# PROBLEM DETAILS
Extract, without alteration, each line from the start of the listing to the line bearing "import plotly.graph_objects as go".
____________________
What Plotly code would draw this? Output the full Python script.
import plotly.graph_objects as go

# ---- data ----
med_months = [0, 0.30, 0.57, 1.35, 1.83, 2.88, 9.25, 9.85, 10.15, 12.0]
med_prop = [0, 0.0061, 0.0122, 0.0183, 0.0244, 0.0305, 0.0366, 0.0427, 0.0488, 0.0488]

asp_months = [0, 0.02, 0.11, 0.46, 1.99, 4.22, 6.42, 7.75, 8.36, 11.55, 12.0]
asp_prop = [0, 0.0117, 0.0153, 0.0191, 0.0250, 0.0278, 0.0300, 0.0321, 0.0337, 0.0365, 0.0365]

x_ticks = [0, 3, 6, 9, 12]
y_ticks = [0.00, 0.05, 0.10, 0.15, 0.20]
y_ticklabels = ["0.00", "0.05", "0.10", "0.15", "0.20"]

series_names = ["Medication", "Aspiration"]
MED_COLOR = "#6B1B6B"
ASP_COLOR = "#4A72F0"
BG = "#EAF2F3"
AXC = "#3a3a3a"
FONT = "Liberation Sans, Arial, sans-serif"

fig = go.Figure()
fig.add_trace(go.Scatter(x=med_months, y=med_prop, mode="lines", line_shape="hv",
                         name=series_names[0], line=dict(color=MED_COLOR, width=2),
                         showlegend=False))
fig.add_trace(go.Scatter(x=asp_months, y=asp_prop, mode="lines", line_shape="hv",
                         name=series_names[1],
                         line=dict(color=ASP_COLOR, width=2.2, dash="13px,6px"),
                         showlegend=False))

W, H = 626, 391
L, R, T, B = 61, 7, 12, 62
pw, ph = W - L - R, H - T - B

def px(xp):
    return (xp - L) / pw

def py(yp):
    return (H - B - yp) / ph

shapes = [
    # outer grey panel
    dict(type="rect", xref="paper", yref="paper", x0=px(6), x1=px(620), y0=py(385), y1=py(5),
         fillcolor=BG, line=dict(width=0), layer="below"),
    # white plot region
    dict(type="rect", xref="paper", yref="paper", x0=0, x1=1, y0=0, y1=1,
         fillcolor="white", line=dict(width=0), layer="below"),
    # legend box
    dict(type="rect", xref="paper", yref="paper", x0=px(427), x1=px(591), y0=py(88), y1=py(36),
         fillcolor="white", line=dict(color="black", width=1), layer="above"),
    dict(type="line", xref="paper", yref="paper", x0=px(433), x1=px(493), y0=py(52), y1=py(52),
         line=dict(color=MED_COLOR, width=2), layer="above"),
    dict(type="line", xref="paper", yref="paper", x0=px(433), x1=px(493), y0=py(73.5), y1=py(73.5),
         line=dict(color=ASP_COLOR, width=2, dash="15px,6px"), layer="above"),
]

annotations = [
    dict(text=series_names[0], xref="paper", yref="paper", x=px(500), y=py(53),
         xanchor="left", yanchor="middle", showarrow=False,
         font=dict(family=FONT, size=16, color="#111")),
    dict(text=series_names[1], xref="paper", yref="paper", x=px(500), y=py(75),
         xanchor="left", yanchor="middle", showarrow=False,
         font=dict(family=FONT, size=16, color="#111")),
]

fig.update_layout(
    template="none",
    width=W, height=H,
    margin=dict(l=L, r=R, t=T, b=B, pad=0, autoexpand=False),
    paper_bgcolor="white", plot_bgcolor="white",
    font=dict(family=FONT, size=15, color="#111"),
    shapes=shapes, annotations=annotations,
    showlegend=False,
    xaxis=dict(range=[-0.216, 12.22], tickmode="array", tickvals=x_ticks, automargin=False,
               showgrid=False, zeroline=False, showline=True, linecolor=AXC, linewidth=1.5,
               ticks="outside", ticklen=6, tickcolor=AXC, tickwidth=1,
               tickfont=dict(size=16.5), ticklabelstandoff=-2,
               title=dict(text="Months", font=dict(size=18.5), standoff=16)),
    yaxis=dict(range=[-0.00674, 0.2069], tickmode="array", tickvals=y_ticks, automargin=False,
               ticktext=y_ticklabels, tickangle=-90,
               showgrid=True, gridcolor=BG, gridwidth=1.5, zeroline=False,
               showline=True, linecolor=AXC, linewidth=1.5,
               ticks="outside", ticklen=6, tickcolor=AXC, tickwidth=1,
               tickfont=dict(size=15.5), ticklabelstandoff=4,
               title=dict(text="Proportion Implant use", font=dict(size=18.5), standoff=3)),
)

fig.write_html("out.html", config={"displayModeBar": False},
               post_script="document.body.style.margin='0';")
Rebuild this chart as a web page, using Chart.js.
____________________
# ANSWER TO THE TASK
What Plotly code would draw this? Output the full Python script.
import plotly.graph_objects as go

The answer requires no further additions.